**WRITTEN REQUEST:**
Return every record below exactly as written, but leave out the pictures.

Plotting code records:
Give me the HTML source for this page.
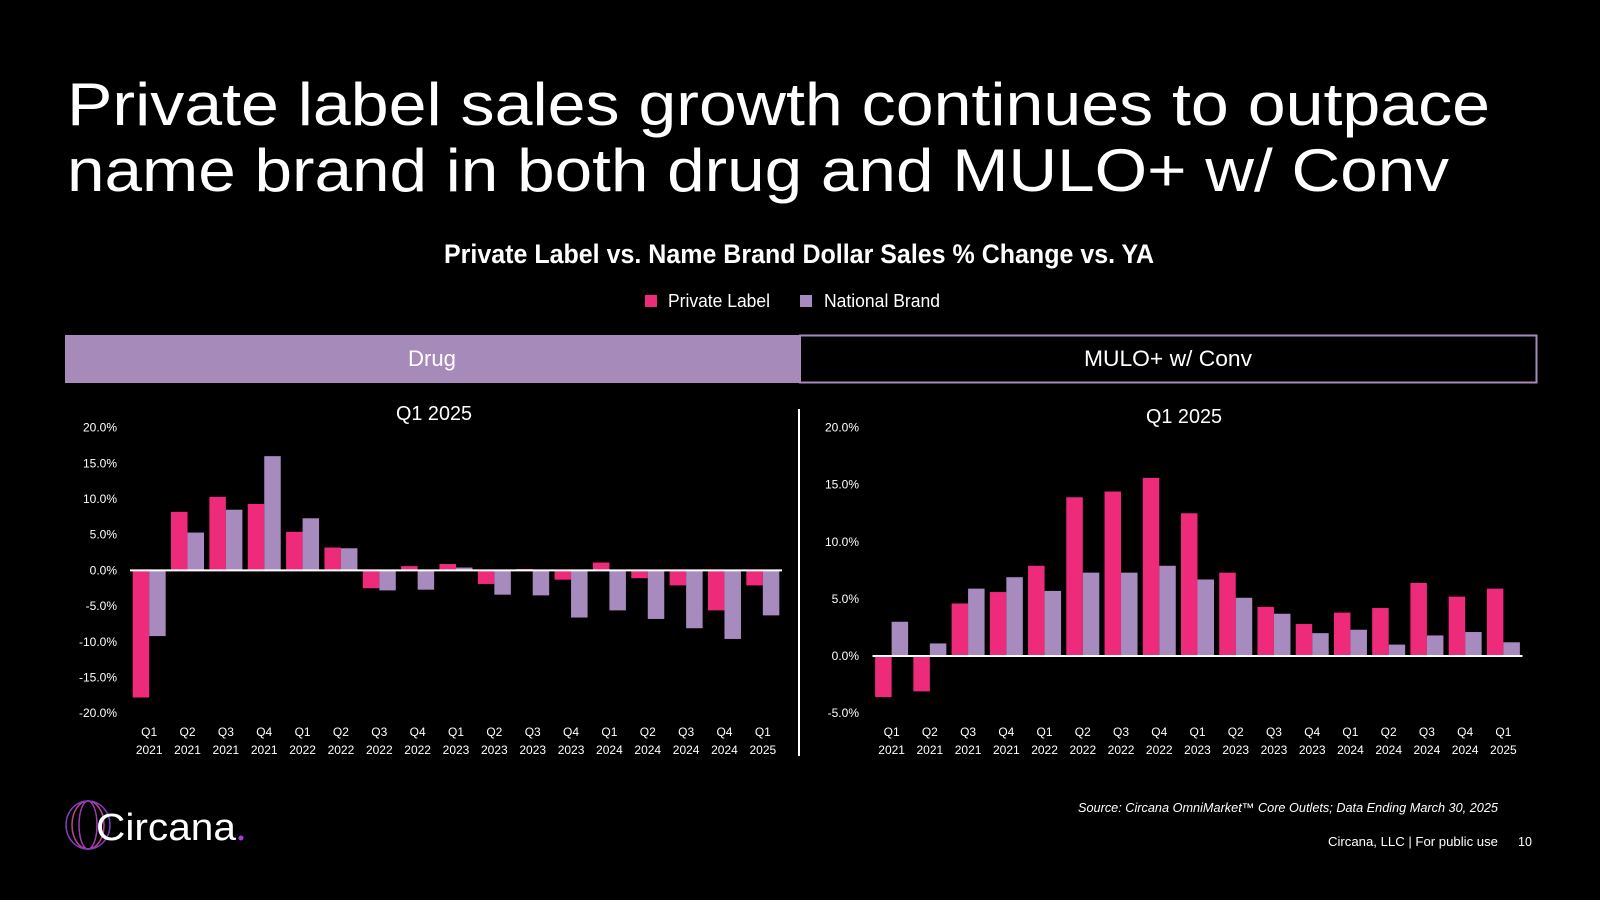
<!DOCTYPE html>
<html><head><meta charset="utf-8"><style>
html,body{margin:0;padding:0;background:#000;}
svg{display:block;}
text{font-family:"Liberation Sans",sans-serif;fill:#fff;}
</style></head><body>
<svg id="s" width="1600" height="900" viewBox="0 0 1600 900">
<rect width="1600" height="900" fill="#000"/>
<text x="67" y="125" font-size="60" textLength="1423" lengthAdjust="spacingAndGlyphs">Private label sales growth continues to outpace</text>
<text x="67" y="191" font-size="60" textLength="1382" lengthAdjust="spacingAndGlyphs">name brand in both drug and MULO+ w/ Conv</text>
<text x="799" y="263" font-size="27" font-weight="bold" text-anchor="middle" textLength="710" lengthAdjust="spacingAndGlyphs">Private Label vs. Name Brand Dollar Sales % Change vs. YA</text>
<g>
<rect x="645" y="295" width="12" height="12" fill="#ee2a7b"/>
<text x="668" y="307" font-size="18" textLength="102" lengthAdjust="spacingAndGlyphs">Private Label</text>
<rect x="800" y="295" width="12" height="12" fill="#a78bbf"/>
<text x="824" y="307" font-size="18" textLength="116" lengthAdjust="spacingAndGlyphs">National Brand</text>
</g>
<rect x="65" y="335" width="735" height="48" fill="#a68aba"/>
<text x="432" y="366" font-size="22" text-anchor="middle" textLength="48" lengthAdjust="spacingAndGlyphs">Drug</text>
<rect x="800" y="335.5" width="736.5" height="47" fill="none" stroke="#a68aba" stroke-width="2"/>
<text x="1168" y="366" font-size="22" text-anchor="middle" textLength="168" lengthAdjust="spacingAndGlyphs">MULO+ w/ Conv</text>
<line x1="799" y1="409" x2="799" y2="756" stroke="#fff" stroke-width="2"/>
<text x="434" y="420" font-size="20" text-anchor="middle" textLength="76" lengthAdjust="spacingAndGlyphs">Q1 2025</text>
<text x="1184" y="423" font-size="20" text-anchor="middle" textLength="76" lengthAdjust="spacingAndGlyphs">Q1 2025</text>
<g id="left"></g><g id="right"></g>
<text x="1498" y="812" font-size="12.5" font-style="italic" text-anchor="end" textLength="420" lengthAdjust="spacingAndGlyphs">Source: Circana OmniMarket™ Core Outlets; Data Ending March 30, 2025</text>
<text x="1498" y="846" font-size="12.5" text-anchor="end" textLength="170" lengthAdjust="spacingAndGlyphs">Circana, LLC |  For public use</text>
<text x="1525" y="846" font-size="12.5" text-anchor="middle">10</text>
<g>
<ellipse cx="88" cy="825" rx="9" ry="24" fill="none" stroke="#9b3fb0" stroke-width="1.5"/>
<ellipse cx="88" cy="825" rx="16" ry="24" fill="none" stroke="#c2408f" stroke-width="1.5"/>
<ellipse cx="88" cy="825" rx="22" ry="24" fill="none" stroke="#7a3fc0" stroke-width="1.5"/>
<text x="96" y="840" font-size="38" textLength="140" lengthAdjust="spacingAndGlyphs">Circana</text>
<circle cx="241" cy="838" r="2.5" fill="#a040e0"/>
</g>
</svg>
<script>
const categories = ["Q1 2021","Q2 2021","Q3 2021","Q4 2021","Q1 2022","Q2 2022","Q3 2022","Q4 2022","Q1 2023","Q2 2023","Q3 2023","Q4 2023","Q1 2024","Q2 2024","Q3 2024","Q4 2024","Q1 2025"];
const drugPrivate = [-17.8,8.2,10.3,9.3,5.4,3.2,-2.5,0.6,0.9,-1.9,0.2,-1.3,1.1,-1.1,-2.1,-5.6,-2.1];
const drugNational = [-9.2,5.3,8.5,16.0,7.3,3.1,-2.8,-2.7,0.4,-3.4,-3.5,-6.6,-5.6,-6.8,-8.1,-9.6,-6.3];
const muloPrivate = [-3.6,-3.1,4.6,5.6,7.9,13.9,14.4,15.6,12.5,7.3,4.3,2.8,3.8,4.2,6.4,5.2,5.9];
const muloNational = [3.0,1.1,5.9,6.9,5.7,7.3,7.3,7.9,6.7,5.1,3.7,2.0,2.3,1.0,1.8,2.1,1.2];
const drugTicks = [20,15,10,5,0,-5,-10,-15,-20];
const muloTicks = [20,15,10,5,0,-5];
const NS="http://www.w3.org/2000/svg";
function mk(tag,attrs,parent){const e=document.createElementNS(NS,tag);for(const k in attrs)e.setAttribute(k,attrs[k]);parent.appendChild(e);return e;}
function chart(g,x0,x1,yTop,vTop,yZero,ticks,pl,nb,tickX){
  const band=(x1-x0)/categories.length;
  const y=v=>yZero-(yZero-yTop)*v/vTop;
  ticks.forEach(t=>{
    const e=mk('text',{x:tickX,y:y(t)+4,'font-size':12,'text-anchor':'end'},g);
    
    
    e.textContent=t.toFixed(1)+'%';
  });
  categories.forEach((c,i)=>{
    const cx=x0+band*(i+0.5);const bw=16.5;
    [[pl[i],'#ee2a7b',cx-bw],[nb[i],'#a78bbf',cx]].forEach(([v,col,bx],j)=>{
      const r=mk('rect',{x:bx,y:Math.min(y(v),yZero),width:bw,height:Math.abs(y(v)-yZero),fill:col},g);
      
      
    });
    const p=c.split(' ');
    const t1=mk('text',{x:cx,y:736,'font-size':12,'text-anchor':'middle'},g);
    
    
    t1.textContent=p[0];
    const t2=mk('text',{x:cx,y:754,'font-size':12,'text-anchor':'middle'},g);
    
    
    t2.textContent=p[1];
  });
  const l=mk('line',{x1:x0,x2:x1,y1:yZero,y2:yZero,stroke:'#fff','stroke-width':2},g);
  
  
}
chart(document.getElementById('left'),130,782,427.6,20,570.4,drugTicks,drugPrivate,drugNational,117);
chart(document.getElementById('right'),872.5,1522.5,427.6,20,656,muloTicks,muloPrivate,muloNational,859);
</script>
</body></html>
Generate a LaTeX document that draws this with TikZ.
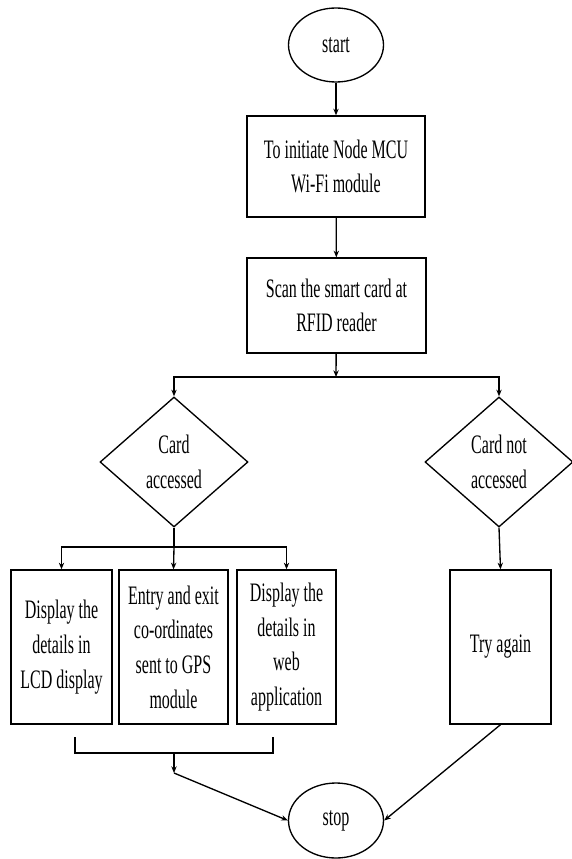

**THE OUTPUT:**
Give me the HTML source for this page.
<!DOCTYPE html>
<html><head><meta charset="utf-8"><style>
html,body{margin:0;padding:0;background:#000;}
svg{display:block;}
text{font-family:"Liberation Sans",sans-serif;fill:#fff;}
</style></head><body>
<svg id="s" width="1600" height="900" viewBox="0 0 1600 900">
<rect width="1600" height="900" fill="#000"/>
<text x="67" y="125" font-size="60" textLength="1423" lengthAdjust="spacingAndGlyphs">Private label sales growth continues to outpace</text>
<text x="67" y="191" font-size="60" textLength="1382" lengthAdjust="spacingAndGlyphs">name brand in both drug and MULO+ w/ Conv</text>
<text x="799" y="263" font-size="27" font-weight="bold" text-anchor="middle" textLength="710" lengthAdjust="spacingAndGlyphs">Private Label vs. Name Brand Dollar Sales % Change vs. YA</text>
<g>
<rect x="645" y="295" width="12" height="12" fill="#ee2a7b"/>
<text x="668" y="307" font-size="18" textLength="102" lengthAdjust="spacingAndGlyphs">Private Label</text>
<rect x="800" y="295" width="12" height="12" fill="#a78bbf"/>
<text x="824" y="307" font-size="18" textLength="116" lengthAdjust="spacingAndGlyphs">National Brand</text>
</g>
<rect x="65" y="335" width="735" height="48" fill="#a68aba"/>
<text x="432" y="366" font-size="22" text-anchor="middle" textLength="48" lengthAdjust="spacingAndGlyphs">Drug</text>
<rect x="800" y="335.5" width="736.5" height="47" fill="none" stroke="#a68aba" stroke-width="2"/>
<text x="1168" y="366" font-size="22" text-anchor="middle" textLength="168" lengthAdjust="spacingAndGlyphs">MULO+ w/ Conv</text>
<line x1="799" y1="409" x2="799" y2="756" stroke="#fff" stroke-width="2"/>
<text x="434" y="420" font-size="20" text-anchor="middle" textLength="76" lengthAdjust="spacingAndGlyphs">Q1 2025</text>
<text x="1184" y="423" font-size="20" text-anchor="middle" textLength="76" lengthAdjust="spacingAndGlyphs">Q1 2025</text>
<g id="left"></g><g id="right"></g>
<text x="1498" y="812" font-size="12.5" font-style="italic" text-anchor="end" textLength="420" lengthAdjust="spacingAndGlyphs">Source: Circana OmniMarket™ Core Outlets; Data Ending March 30, 2025</text>
<text x="1498" y="846" font-size="12.5" text-anchor="end" textLength="170" lengthAdjust="spacingAndGlyphs">Circana, LLC |  For public use</text>
<text x="1525" y="846" font-size="12.5" text-anchor="middle">10</text>
<g>
<ellipse cx="88" cy="825" rx="9" ry="24" fill="none" stroke="#9b3fb0" stroke-width="1.5"/>
<ellipse cx="88" cy="825" rx="16" ry="24" fill="none" stroke="#c2408f" stroke-width="1.5"/>
<ellipse cx="88" cy="825" rx="22" ry="24" fill="none" stroke="#7a3fc0" stroke-width="1.5"/>
<text x="96" y="840" font-size="38" textLength="140" lengthAdjust="spacingAndGlyphs">Circana</text>
<circle cx="241" cy="838" r="2.5" fill="#a040e0"/>
</g>
</svg>
<script>
const categories = ["Q1 2021","Q2 2021","Q3 2021","Q4 2021","Q1 2022","Q2 2022","Q3 2022","Q4 2022","Q1 2023","Q2 2023","Q3 2023","Q4 2023","Q1 2024","Q2 2024","Q3 2024","Q4 2024","Q1 2025"];
const drugPrivate = [-17.8,8.2,10.3,9.3,5.4,3.2,-2.5,0.6,0.9,-1.9,0.2,-1.3,1.1,-1.1,-2.1,-5.6,-2.1];
const drugNational = [-9.2,5.3,8.5,16.0,7.3,3.1,-2.8,-2.7,0.4,-3.4,-3.5,-6.6,-5.6,-6.8,-8.1,-9.6,-6.3];
const muloPrivate = [-3.6,-3.1,4.6,5.6,7.9,13.9,14.4,15.6,12.5,7.3,4.3,2.8,3.8,4.2,6.4,5.2,5.9];
const muloNational = [3.0,1.1,5.9,6.9,5.7,7.3,7.3,7.9,6.7,5.1,3.7,2.0,2.3,1.0,1.8,2.1,1.2];
const drugTicks = [20,15,10,5,0,-5,-10,-15,-20];
const muloTicks = [20,15,10,5,0,-5];
const NS="http://www.w3.org/2000/svg";
function mk(tag,attrs,parent){const e=document.createElementNS(NS,tag);for(const k in attrs)e.setAttribute(k,attrs[k]);parent.appendChild(e);return e;}
function chart(g,x0,x1,yTop,vTop,yZero,ticks,pl,nb,tickX){
  const band=(x1-x0)/categories.length;
  const y=v=>yZero-(yZero-yTop)*v/vTop;
  ticks.forEach(t=>{
    const e=mk('text',{x:tickX,y:y(t)+4,'font-size':12,'text-anchor':'end'},g);
    
    
    e.textContent=t.toFixed(1)+'%';
  });
  categories.forEach((c,i)=>{
    const cx=x0+band*(i+0.5);const bw=16.5;
    [[pl[i],'#ee2a7b',cx-bw],[nb[i],'#a78bbf',cx]].forEach(([v,col,bx],j)=>{
      const r=mk('rect',{x:bx,y:Math.min(y(v),yZero),width:bw,height:Math.abs(y(v)-yZero),fill:col},g);
      
      
    });
    const p=c.split(' ');
    const t1=mk('text',{x:cx,y:736,'font-size':12,'text-anchor':'middle'},g);
    
    
    t1.textContent=p[0];
    const t2=mk('text',{x:cx,y:754,'font-size':12,'text-anchor':'middle'},g);
    
    
    t2.textContent=p[1];
  });
  const l=mk('line',{x1:x0,x2:x1,y1:yZero,y2:yZero,stroke:'#fff','stroke-width':2},g);
  
  
}
chart(document.getElementById('left'),130,782,427.6,20,570.4,drugTicks,drugPrivate,drugNational,117);
chart(document.getElementById('right'),872.5,1522.5,427.6,20,656,muloTicks,muloPrivate,muloNational,859);
</script>
</body></html>
Generate a LaTeX document that draws this with TikZ.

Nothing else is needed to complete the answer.